Each morning, I would scramble past stray dogs, leap over sticky puddles and sidestep sharp rocks along the 4km footpath from my home towards the R617 main road.

- Themba Dlamini

Somewhere along that dirt road, the old Sevontein school bus would thunder past us as we were still walking. It had just powered through the 6km stretch between Sevontein Prison and the neighbouring villages a rough route that skorokoro taxis avoided for fear of a shredded suspension and busted axles.

Off it went to Pietermaritzburg, carting the children of prison wardens to model C schools, leaving the rest of us to beat the hard ground underfoot, every day.

That brown, battered bus didn't just transport bodies. It carried a message: “Some of us deserve comfort. The rest can walk.”

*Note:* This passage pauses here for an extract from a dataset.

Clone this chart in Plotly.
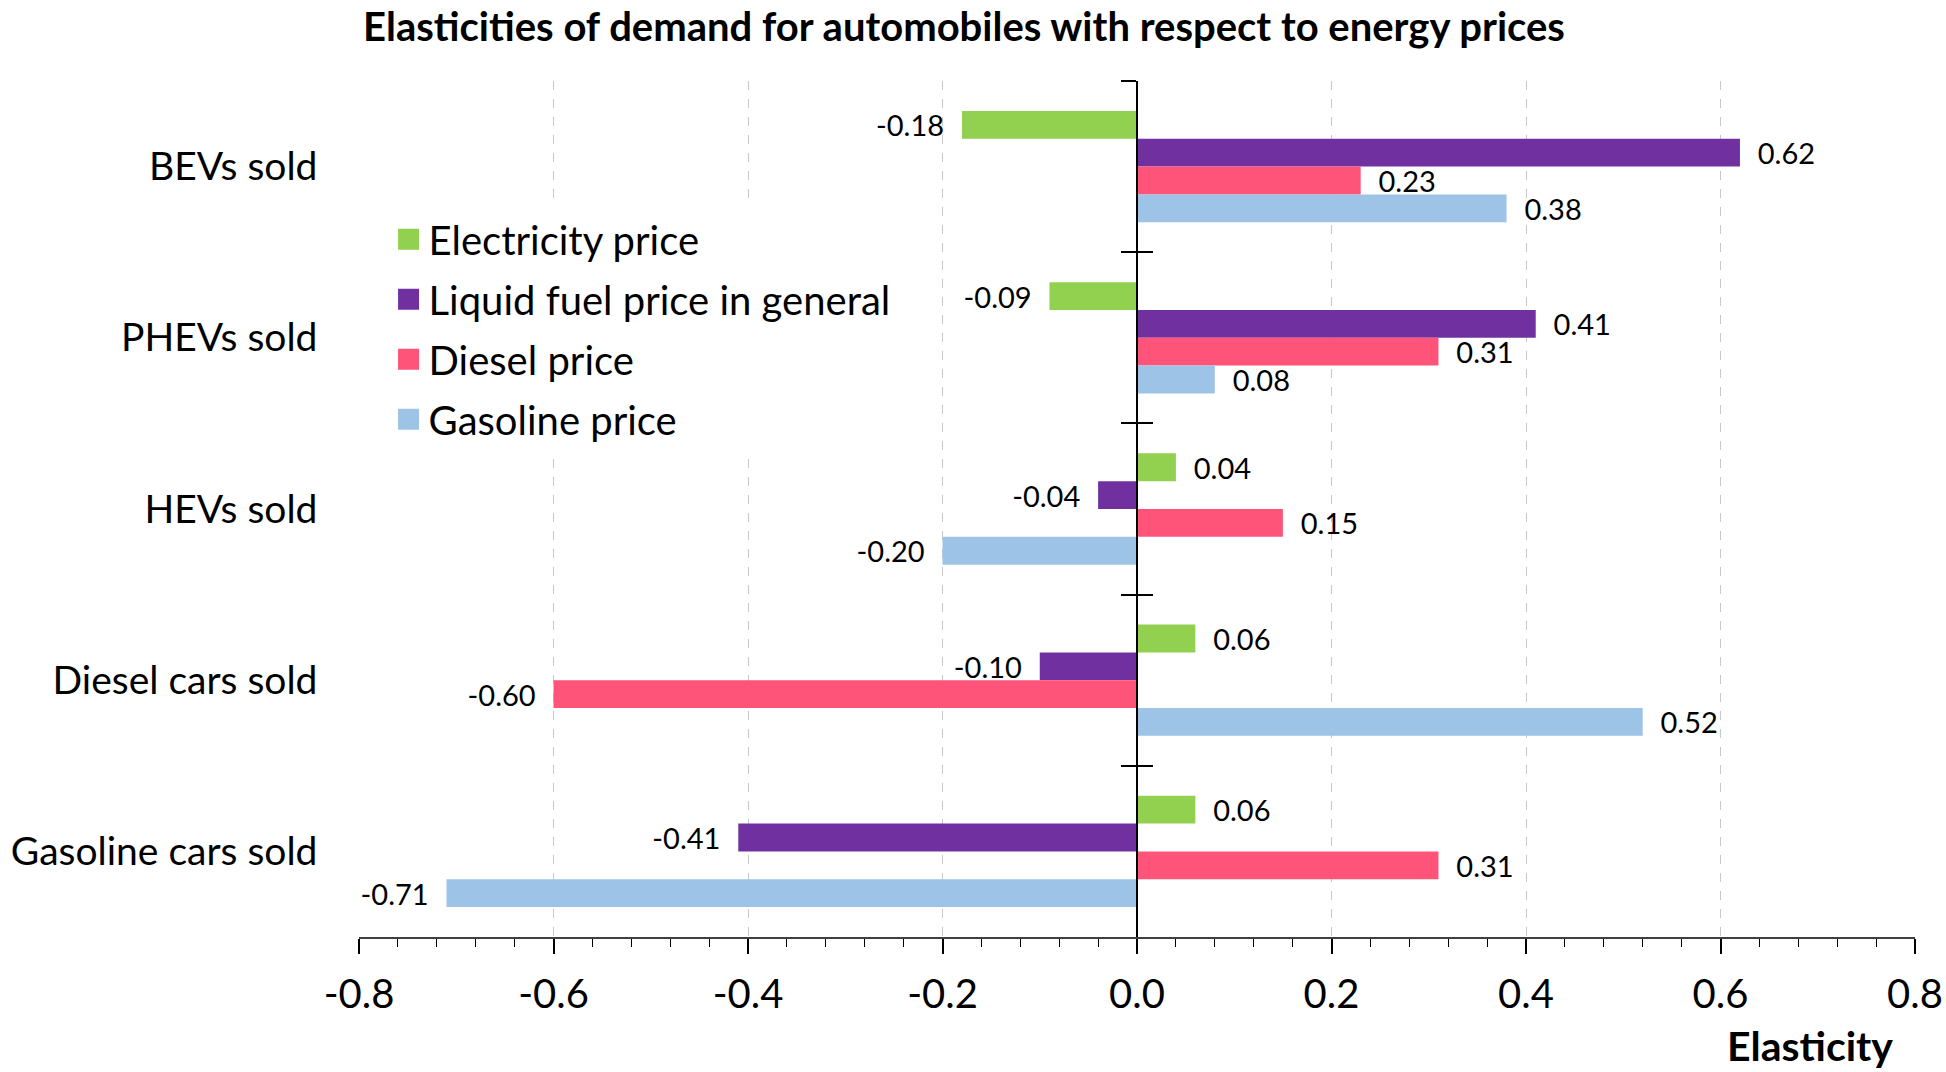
import plotly.graph_objects as go

# ---- data ----
categories = ["BEVs sold", "PHEVs sold", "HEVs sold", "Diesel cars sold", "Gasoline cars sold"]
series_names = ["Electricity price", "Liquid fuel price in general", "Diesel price", "Gasoline price"]
electricity = [-0.18, -0.09, 0.04, 0.06, 0.06]
liquid_fuel = [0.62, 0.41, -0.04, -0.10, -0.41]
diesel = [0.23, 0.31, 0.15, -0.60, 0.31]
gasoline = [0.38, 0.08, -0.20, 0.52, -0.71]
series_colors = ["#92D050", "#7030A0", "#FF5479", "#9DC3E6"]
x_tick_vals = [-0.8, -0.6, -0.4, -0.2, 0.0, 0.2, 0.4, 0.6, 0.8]
x_tick_text = ["-0.8", "-0.6", "-0.4", "-0.2", "0.0", "0.2", "0.4", "0.6", "0.8"]
title_text = "Elasticities of demand for automobiles with respect to energy prices"
x_title = "Elasticity"

FONT = "Lato"
PAD = "\u00a0" * 2
FIG_W, FIG_H = 1946, 1072


def labels(vals):
    return [(f"{v:.2f}" + PAD) if v < 0 else (PAD + f"{v:.2f}") for v in vals]


fig = go.Figure()
all_series = [electricity, liquid_fuel, diesel, gasoline]
for name, vals, col in zip(series_names, all_series, series_colors):
    fig.add_trace(go.Bar(
        y=categories, x=vals, orientation="h", name=name,
        marker=dict(color=col, line=dict(width=0)),
        text=labels(vals), textposition="outside", constraintext="none",
        textfont=dict(family=FONT, size=29, color="#000000"),
        cliponaxis=False, showlegend=False,
    ))

# legend entries
for i, (name, col) in enumerate(zip(series_names, series_colors)):
    fig.add_trace(go.Scatter(
        x=[None], y=[None], mode="markers", name=name,
        marker=dict(symbol="square", size=22, color=col, line=dict(width=5, color=col)),
        legendgroup=f"g{i}", showlegend=True, hoverinfo="skip",
    ))

# helper trace for the crossing ticks axis
fig.add_trace(go.Scatter(
    x=[None] * len(categories), y=categories, yaxis="y2", mode="markers",
    showlegend=False, hoverinfo="skip", marker=dict(opacity=0),
))

fig.update_layout(
    width=FIG_W, height=FIG_H, autosize=False,
    margin=dict(l=359, r=31, t=81, b=135, autoexpand=False),
    paper_bgcolor="white", plot_bgcolor="white",
    barmode="group", bargap=0.35, bargroupgap=0,
    font=dict(family=FONT, color="#000000"),
    title=dict(text=title_text, x=964 / FIG_W, xref="container", xanchor="center",
               y=1 - 27 / FIG_H, yref="container", yanchor="middle",
               font=dict(family=FONT, size=40, weight="bold", color="#000000")),
    xaxis=dict(
        range=[-0.8, 0.8], tickvals=x_tick_vals, ticktext=x_tick_text,
        showgrid=True, gridcolor="#C8C8C8", griddash="dash", gridwidth=1,
        zeroline=False, showline=True, linecolor="#404040", linewidth=2,
        ticks="outside", ticklen=15, tickwidth=1.5, tickcolor="#000000",
        minor=dict(dtick=0.04, ticks="outside", ticklen=8, tickwidth=1, tickcolor="#000000", showgrid=False),
        tickfont=dict(family=FONT, size=40, color="#000000"),
        ticklabelstandoff=6, ticklabeloverflow="allow", automargin=False,
    ),
    yaxis=dict(
        autorange="reversed", anchor="free", position=0.5,
        showline=True, linecolor="#000000", linewidth=1.5,
        ticks="outside", ticklen=15, tickwidth=1.5, tickcolor="#000000",
        tickson="boundaries", showgrid=False, zeroline=False,
        tickfont=dict(family=FONT, size=39, color="#000000"),
        ticklabelstandoff=811, automargin=False,
    ),
    yaxis2=dict(
        overlaying="y", matches="y", anchor="free", position=0.5,
        autorange="reversed", showline=False, automargin=False,
        ticks="inside", ticklen=15, tickwidth=1.5, tickcolor="#000000",
        tickson="boundaries", showgrid=False, zeroline=False, showticklabels=False,
    ),
    legend=dict(
        x=0.019, y=0.853, xanchor="left", yanchor="top",
        bgcolor="white", borderwidth=0,
        font=dict(family=FONT, size=40, color="#000000"),
        traceorder="grouped", tracegroupgap=5,
    ),
    annotations=[dict(
        text=x_title, xref="paper", yref="paper", x=0.987, y=-0.1262,
        xanchor="right", yanchor="middle", showarrow=False,
        font=dict(family=FONT, size=41, weight="bold", color="#000000"),
    )],
)

fig.write_html("out.html", config={"displayModeBar": False},
               post_script="document.body.style.margin='0px';")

And walk we did. Some until Grade 10. Some until hope gave out. It wasn't ambition we lacked. It was access.

Today, the bus has changed shape. It's no longer rusted and backfiring. It's the polished, air-conditioned world of internships, networks, private schools and seed funding. But it still only stops for a few. And it still leaves most of our young people standing in the dust, watching the future speed by.

South Africa's youth population has ballooned - nearly two-thirds of the population is now under the age of 35, according to Stats SA. Every year, more than 500,000 young people leave school and enter a labour market that has simply not grown with them.